La cruz del pesebre
Reflexión por Agustín Rivarola SJ
Llama la atención que, en medio de la contemplación del pesebre, Ignacio nos remite al desenlace del recién nacido: “mirar y considerar lo que hacen, así como el caminar y trabajar, para que el Señor sea nacido en suma pobreza y, al cabo de tantos trabajos de hambre, de sed, de calor y de frío, de injurias y afrentas, para morir en cruz; y todo esto por mi…” (EE 116). Desde este realismo histórico de la navidad, Ignacio está uniendo los misterios de la vida y la muerte. El niño, hombre verdadero y Dios verdadero, integra en su carne estas dos realidades de vida y muerte, aparentemente tan opuestas.
Podemos tomar el pesebre como un símbolo de integración, como un icono donde convergen no solo la vida y la muerte, sino también lo masculino y femenino, el cielo y la tierra, los sabios y los pobres.
Tomemos la imagen típica del pesebre que tenemos en nuestras retinas: junto al niño recién nacido están María y José, lo femenino y lo masculino unidos para la transmisión de la vida. El cielo y la tierra están prefigurados en la estrella de Belén, junto con algunos ángeles que suelen ubicarse en el dintel del establo, y en la naturaleza animal de la vaca, el burro y las ovejas.
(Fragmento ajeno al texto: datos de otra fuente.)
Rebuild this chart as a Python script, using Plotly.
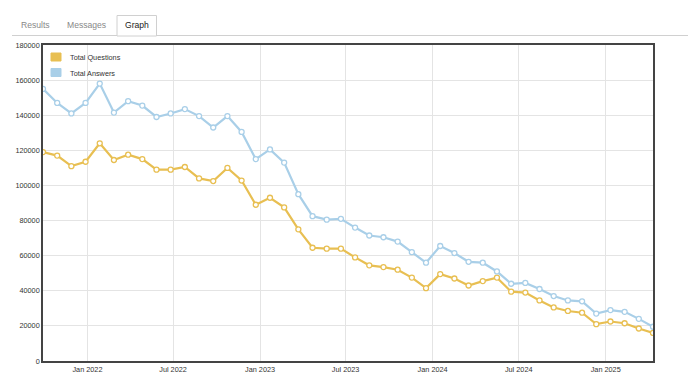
import pandas as pd
import plotly.graph_objects as go

# ---- data ----
start_date = "2021-09-29"
n_points = 44
dates = pd.date_range(start=start_date, periods=n_points, freq="30D")

total_questions = [
    119000, 117000, 111000, 113500, 124000, 114500, 117500, 115000, 109000, 109000,
    110500, 104000, 102500, 110000, 102800, 89000, 93000, 87500, 75000, 64500,
    64000, 64000, 59000, 54500, 53500, 52000, 47500, 41500, 49500, 47000,
    43000, 45500, 47500, 39500, 39000, 34500, 30500, 28500, 27500, 21000,
    22500, 21500, 18500, 16000,
]
total_answers = [
    155000, 147000, 141000, 147000, 158000, 141500, 148000, 145500, 139000, 141000,
    143500, 139500, 133000, 139500, 130500, 115000, 120500, 113000, 95000, 82500,
    80500, 81000, 76000, 71500, 70500, 68000, 62000, 56000, 65500, 61500,
    56500, 56000, 51000, 44000, 44500, 41000, 37000, 34500, 34000, 27000,
    29000, 28000, 24000, 19500,
]
series_names = ["Total Questions", "Total Answers"]
tab_labels = ["Results", "Messages", "Graph"]

# ---- style / geometry (page pixel coords; page body has an 8px margin) ----
OFF = 8
W, H = 688, 370
L, R, T, B = 43, 653, 45, 361          # plot area in page coords
yellow = "#e8bf52"
blue = "#a9cfe8"
font_family = "Arial, Liberation Sans, sans-serif"

def px(x):
    return (x - L) / (R - L)

def py(y):
    return (B - y) / (B - T)

fig = go.Figure()
for name, vals, col in [(series_names[0], total_questions, yellow),
                        (series_names[1], total_answers, blue)]:
    fig.add_trace(go.Scatter(
        x=dates, y=vals, name=name, mode="lines+markers",
        line=dict(color=col, width=2.2),
        marker=dict(symbol="circle", size=5, color="white",
                    line=dict(color=col, width=1.3)),
        showlegend=False,
    ))

fig.update_layout(
    width=W, height=H,
    margin=dict(l=L - OFF, r=(W + OFF) - R, t=T - OFF, b=(H + OFF) - B, pad=0,
                autoexpand=False),
    paper_bgcolor="white", plot_bgcolor="white",
    font=dict(family=font_family, size=7.3, color="#333"),
    showlegend=False,
    xaxis=dict(
        type="date", automargin=False,
        range=[dates[0], dates[-1]],
        tick0="2022-01-01", dtick="M6", tickformat="%b %Y",
        showgrid=True, gridcolor="#e4e4e4", gridwidth=1,
        showline=True, linecolor="#444", linewidth=1.6, mirror=True,
        ticks="", zeroline=False, tickfont=dict(color="#333"),
    ),
    yaxis=dict(
        automargin=False,
        range=[0, 180000], dtick=20000, tickformat="d",
        showgrid=True, gridcolor="#e4e4e4", gridwidth=1,
        showline=True, linecolor="#444", linewidth=1.6, mirror=True,
        ticks="", zeroline=False, tickfont=dict(color="#333"),
    ),
)

# legend (drawn inside plot, top-left)
leg_rows = [(series_names[0], yellow, 57), (series_names[1], blue, 72.5)]
for name, col, yc in leg_rows:
    fig.add_shape(type="rect", xref="paper", yref="paper",
                  x0=px(51), x1=px(61), y0=py(yc + 4), y1=py(yc - 4),
                  line=dict(color=col, width=1), fillcolor=col)
    fig.add_annotation(text=name, xref="paper", yref="paper",
                       x=px(68), y=py(yc + 0.5), xanchor="left", yanchor="middle",
                       showarrow=False, font=dict(size=7.3, color="#333"))

# tabs (page chrome)
fig.add_shape(type="line", xref="paper", yref="paper",
              x0=px(12), x1=px(692), y0=py(35.5), y1=py(35.5),
              line=dict(color="#d0d0d0", width=1))
fig.add_shape(type="rect", xref="paper", yref="paper",
              x0=px(117), x1=px(156.5), y0=py(36), y1=py(15.5),
              line=dict(color="#d0d0d0", width=1), fillcolor="white")
tab_x = [35, 86, 137]
tab_col = ["#888", "#888", "#222"]
for lab, tx, tc in zip(tab_labels, tab_x, tab_col):
    fig.add_annotation(text=lab, xref="paper", yref="paper",
                       x=px(tx), y=py(25.5), xanchor="center", yanchor="middle",
                       showarrow=False, font=dict(size=8.6, color=tc))

fig.write_html("out.html")
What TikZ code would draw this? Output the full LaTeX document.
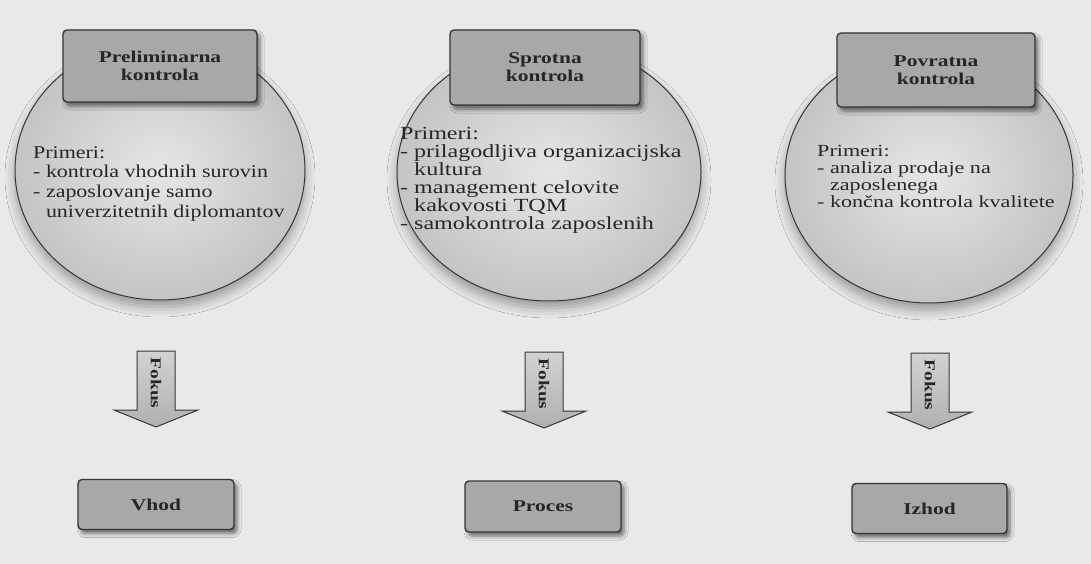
\documentclass[tikz,border=0pt]{standalone}
\usepackage{fontspec}
\setmainfont{Liberation Serif}[FakeStretch=1.3]
\newfontfamily\narrowserif{Liberation Serif}[FakeStretch=1.22]
\usetikzlibrary{shapes.geometric,shadows.blur}

\definecolor{paper}{HTML}{E9E9E9}
\definecolor{ink}{HTML}{262626}
\definecolor{edge}{HTML}{363636}
\definecolor{boxgray}{HTML}{A8A8A8}
\definecolor{ellin}{HTML}{E6E6E6}
\definecolor{ellout}{HTML}{C4C4C4}
\definecolor{arrowlight}{HTML}{D2D2D2}
\definecolor{arrowdark}{HTML}{B0B0B0}

\tikzset{
  bubble/.style={ellipse, draw=edge, line width=1pt, inner sep=0pt,
    inner color=ellin, outer color=ellout,
    blur shadow={shadow xshift=0pt, shadow yshift=-7pt, shadow blur radius=10pt, shadow opacity=35}},
  labelbox/.style={rectangle, rounded corners=4pt, draw=edge, line width=1.4pt,
    fill=boxgray, text=ink, inner sep=0pt, align=center,
    font=\fontsize{16.5}{18}\selectfont\bfseries,
    blur shadow={shadow xshift=3pt, shadow yshift=-4pt, shadow blur radius=4pt, shadow opacity=55}},
  examples/.style={anchor=north west, inner sep=0pt, align=left, text=ink},
  arrowbody/.style={draw=edge, line width=1pt, top color=arrowlight, bottom color=arrowdark},
  fokustext/.style={rotate=-90, font=\fontsize{15}{15}\selectfont\bfseries, text=ink, inner sep=0pt},
  pics/fokus/.style={code={
    \path[arrowbody] (-19,0) -- (19,0) -- (19,59) -- (42,59) -- (0,76)
      -- (-42,59) -- (-19,59) -- cycle;
    \node[fokustext] (-label) at (0,32) {Fokus};
  }},
}

\begin{document}
\begin{tikzpicture}[x=1pt, y=-1pt]
  % paper
  \fill[paper] (0,0) rectangle (1091,564);
  \useasboundingbox (0,0) rectangle (1091,564);

  % the three kinds of control
  \node[bubble, minimum width=290pt, minimum height=260pt] (e1) at (160,170) {};
  \node[bubble, minimum width=304pt, minimum height=258pt] (e2) at (549,172) {};
  \node[bubble, minimum width=288pt, minimum height=256pt] (e3) at (929,175) {};

  \node[labelbox, minimum width=194pt, minimum height=72pt] (h1) at (160,66)
    {Preliminarna\\kontrola};
  \node[labelbox, minimum width=190pt, minimum height=75pt] (h2) at (545,67.5)
    {Sprotna\\kontrola};
  \node[labelbox, minimum width=198pt, minimum height=74pt] (h3) at (936,70)
    {Povratna\\kontrola};

  \node[examples, font=\narrowserif\fontsize{18}{19.7}\selectfont] (t1) at (33,146)
    {Primeri:\\- kontrola vhodnih surovin\\- zaposlovanje samo\\\phantom{- }univerzitetnih diplomantov};
  \node[examples, font=\fontsize{18.5}{18}\selectfont] (t2) at (400,127)
    {Primeri:\\- prilagodljiva organizacijska\\\phantom{- }kultura\\- management celovite\\\phantom{- }kakovosti TQM\\- samokontrola zaposlenih};
  \node[examples, font=\fontsize{17}{17}\selectfont] (t3) at (817,145)
    {Primeri:\\- analiza prodaje na\\\phantom{- }zaposlenega\\- končna kontrola kvalitete};

  % focus arrows
  \pic (f1) at (156,351) {fokus};
  \pic (f2) at (544,352) {fokus};
  \pic (f3) at (930,353) {fokus};

  % focus targets
  \node[labelbox, minimum width=156pt, minimum height=50pt] (b1) at (156,504.5) {Vhod};
  \node[labelbox, minimum width=156pt, minimum height=51pt] (b2) at (543,506.5) {Proces};
  \node[labelbox, minimum width=155pt, minimum height=50pt] (b3) at (929.5,508.5) {Izhod};
\end{tikzpicture}
\end{document}
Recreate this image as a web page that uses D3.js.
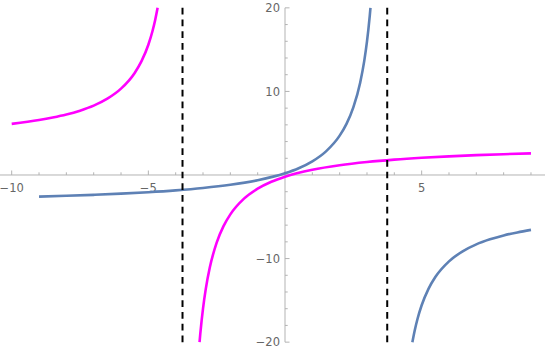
<!DOCTYPE html>
<html>
<head>
<meta charset="utf-8">
<script src="https://cdn.jsdelivr.net/npm/d3@7"></script>
<style>
  html, body { margin: 0; padding: 0; background: #fff; }
  svg { display: block; font-family: "DejaVu Sans", sans-serif; }
</style>
</head>
<body>
<div id="app"></div>
<script>
const d3 = window.d3;

// Points: [x, y]
const blueLeft = [
  [-9, -2.589], [-8, -2.490], [-7, -2.373], [-6, -2.232], [-5, -2.059],
  [-4, -1.840], [-3, -1.557], [-2, -1.176], [-1, -0.634], [0, 0.197],
  [0.5, 0.804], [1, 1.632], [1.5, 2.828], [2, 4.707], [2.25, 6.117],
  [2.5, 8.09], [2.75, 11.05], [2.9, 13.66], [3.0, 15.98], [3.05, 17.39],
  [3.1, 19.02], [3.127, 20]
];
const blueRight = [
  [4.661, -20], [4.75, -18.55], [4.85, -17.20], [5, -15.59], [5.25, -13.62],
  [5.5, -12.21], [6, -10.33], [6.5, -9.13], [7, -8.30], [7.5, -7.70],
  [8, -7.23], [8.5, -6.87], [9, -6.57]
];
const magentaLeft = [
  [-10, 6.118], [-9, 6.57], [-8.5, 6.87], [-8, 7.23], [-7.5, 7.70],
  [-7, 8.30], [-6.5, 9.13], [-6, 10.33], [-5.5, 12.21], [-5.25, 13.62],
  [-5, 15.59], [-4.85, 17.20], [-4.75, 18.55], [-4.661, 20]
];
const magentaRight = [
  [-3.127, -20], [-3.1, -19.02], [-3.05, -17.39], [-3.0, -15.98], [-2.9, -13.66],
  [-2.75, -11.05], [-2.5, -8.09], [-2.25, -6.117], [-2, -4.707], [-1.5, -2.828],
  [-1, -1.632], [-0.5, -0.804], [0, -0.197], [1, 0.634], [2, 1.176],
  [3, 1.557], [4, 1.840], [5, 2.059], [6, 2.232], [7, 2.373], [8, 2.490], [9, 2.589]
];
const asymptotes = [-3.75, 3.74];
const xMajor = [-10, -5, 5];
const yMajor = [-20, -10, 10, 20];
const xMinor = d3.range(-10, 10, 1);
const yMinor = d3.range(-20, 21, 2);

const width = 545, height = 351;

const x = d3.scaleLinear().domain([-10.428, 9.513]).range([0, width]);
const y = d3.scaleLinear().domain([-21.06, 20.94]).range([height, 0]);

const svg = d3.select("#app").append("svg")
  .attr("width", width).attr("height", height);

const axisColor = "#b3b3b3";
const labelColor = "#666";

// Axes lines
svg.append("line")
  .attr("x1", 0).attr("x2", width)
  .attr("y1", y(0)).attr("y2", y(0))
  .attr("stroke", axisColor).attr("stroke-width", 1);
svg.append("line")
  .attr("x1", x(0)).attr("x2", x(0))
  .attr("y1", y(20)).attr("y2", y(-20))
  .attr("stroke", axisColor).attr("stroke-width", 1);

// Ticks
svg.append("g").selectAll("line").data(xMinor).join("line")
  .attr("x1", d => x(d)).attr("x2", d => x(d))
  .attr("y1", y(0)).attr("y2", d => y(0) - (d % 5 === 0 ? 4.5 : 2.7))
  .attr("stroke", axisColor);
svg.append("g").selectAll("line").data(yMinor).join("line")
  .attr("y1", d => y(d)).attr("y2", d => y(d))
  .attr("x1", x(0)).attr("x2", d => x(0) + (d % 10 === 0 ? 4.5 : 2.7))
  .attr("stroke", axisColor);

// Tick labels
const fmt = d => d < 0 ? "\u2212" + Math.abs(d) : String(d);
svg.append("g").selectAll("text").data(xMajor).join("text")
  .attr("x", d => x(d)).attr("y", y(0) + 17)
  .attr("text-anchor", "middle")
  .attr("font-size", "11.5px")
  .attr("fill", labelColor)
  .text(fmt);
svg.append("g").selectAll("text").data(yMajor).join("text")
  .attr("x", x(0) - 5).attr("y", d => y(d))
  .attr("dy", "0.36em")
  .attr("text-anchor", "end")
  .attr("font-size", "11.5px")
  .attr("fill", labelColor)
  .text(fmt);

// Curves
const line = d3.line()
  .x(d => x(d[0]))
  .y(d => y(d[1]))
  .curve(d3.curveMonotoneX);

const curves = [
  { pts: blueLeft, color: "#5e81b5" },
  { pts: blueRight, color: "#5e81b5" },
  { pts: magentaLeft, color: "#ff00ff" },
  { pts: magentaRight, color: "#ff00ff" }
];

svg.append("g")
  .attr("fill", "none")
  .attr("stroke-width", 2.6)
  .selectAll("path")
  .data(curves)
  .join("path")
  .attr("d", d => line(d.pts))
  .attr("stroke", d => d.color);

// Dashed asymptotes
svg.append("g").selectAll("line").data(asymptotes).join("line")
  .attr("x1", d => x(d)).attr("x2", d => x(d))
  .attr("y1", y(20)).attr("y2", y(-20))
  .attr("stroke", "#000")
  .attr("stroke-width", 2)
  .attr("stroke-dasharray", "6.7,5");
</script>
</body>
</html>
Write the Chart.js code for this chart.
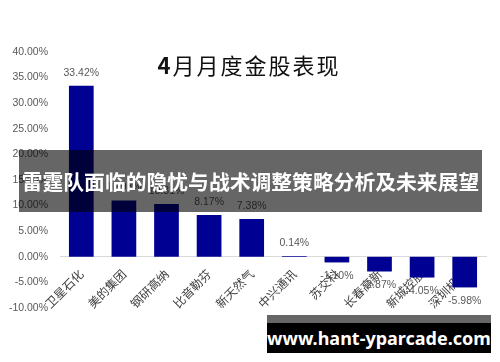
<!DOCTYPE html>
<html>
<head>
<meta charset="utf-8">
<script src="https://cdn.jsdelivr.net/npm/chart.js@4.4.0/dist/chart.umd.min.js"></script>
<style>
  body { margin:0; background:#fff; }
  #wrap { position:relative; width:500px; height:362px; overflow:hidden; font-family:"Noto Sans CJK SC","Noto Sans",sans-serif; }
  #title { position:absolute; left:0; width:498px; top:49px; text-align:center; font-size:22px; letter-spacing:2px; color:#111; line-height:30px; }
  #title b { font-weight:700; }
  #banner { position:absolute; left:19px; top:150px; width:463px; height:62px; background:rgba(0,0,0,0.6); color:#fff; font-weight:700; font-size:20.8px; line-height:62px; text-align:center; white-space:nowrap; }
  #wm1 { position:absolute; left:267px; top:315px; width:224px; height:8px; background:rgba(0,0,0,0.6); }
  #wm2 { position:absolute; left:267px; top:323px; width:224px; height:30px; background:#000; color:#fff; font-family:"Noto Sans",sans-serif; font-weight:700; font-size:18px; line-height:30px; text-align:center; }
</style>
</head>
<body>
<div id="wrap">
  <canvas id="myChart" width="500" height="362"></canvas>
  <div id="title"><b>4</b>月月度金股表现</div>
  <div id="banner">雷霆队面临的隐忧与战术调整策略分析及未来展望</div>
  <div id="wm1"></div>
  <div id="wm2">www.hant-yparcade.com</div>
</div>
<script>
// data
var stocks = ['卫星石化','美的集团','钢研高纳','比音勒芬','新天然气','中兴通讯','苏交科','长春高新','新城控股','深圳机场'];
var returns = [33.42, 10.98, 10.31, 8.17, 7.38, 0.14, -1.10, -2.87, -4.05, -5.98];
var yTicks = [-10, -5, 0, 5, 10, 15, 20, 25, 30, 35, 40];

// value labels over / under bars
var barLabels = {
  id: 'barLabels',
  afterDatasetsDraw: function(chart){
    var ctx = chart.ctx;
    var meta = chart.getDatasetMeta(0);
    ctx.save();
    ctx.font = '10.5px "Liberation Sans", sans-serif';
    ctx.fillStyle = '#595959';
    ctx.textAlign = 'center';
    ctx.textBaseline = 'middle';
    meta.data.forEach(function(bar, i){
      var v = returns[i];
      var y = v >= 0 ? bar.y - 13 : bar.y + 14;
      ctx.fillText(v.toFixed(2) + '%', bar.x, y);
    });
    ctx.restore();
  }
};

var ctx = document.getElementById('myChart');
var chart = new Chart(ctx, {
  type: 'bar',
  data: {
    labels: stocks,
    datasets: [{
      data: returns,
      backgroundColor: '#000093',
      borderWidth: 0,
      barPercentage: 0.58,
      categoryPercentage: 1
    }]
  },
  options: {
    responsive: false,
    animation: false,
    layout: { padding: { top: 52, bottom: 54, left: 0, right: 14 } },
    plugins: { legend: { display: false }, tooltip: { enabled: false }, title: { display: false } },
    scales: {
      x: {
        position: { y: 0 },
        grid: { display: false },
        border: { display: true, color: '#d9d9d9', width: 1 },
        ticks: {
          minRotation: 45, maxRotation: 45, padding: 2,
          color: '#404040',
          font: { family: '"Noto Sans CJK SC"', size: 12 }
        }
      },
      y: {
        min: -10, max: 40,
        afterFit: function(s){ s.width = 60; },
        afterBuildTicks: function(s){ s.ticks = yTicks.map(function(v){ return { value: v }; }); },
        grid: { display: false },
        border: { display: false },
        ticks: {
          padding: 4,
          color: '#595959',
          font: { family: '"Liberation Sans"', size: 10.5 },
          callback: function(v){ return v.toFixed(2) + '%'; }
        }
      }
    }
  },
  plugins: [barLabels]
});
</script>
</body>
</html>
Un paso más distante de María y José, aparecen los pastores y los magos, que hoy serían las personas en situación de calle (los pastores no tenían techo) y los hombres de ciencia que llegan a la verdad estudiando el movimiento de los cielos.
La cruz del pesebre es un símbolo de la integración que trae Jesús, donde un niño es capaz de reconciliar el cielo y la tierra, los pobres y los sabios, el varón con la mujer. Es ese Dios hecho hombre, tan hombre como cualquier bebé que hace caca y por eso necesita pañales, mostrando así que toda integración comienza por reconocer nuestra humanidad más humana, esa que necesita pañales.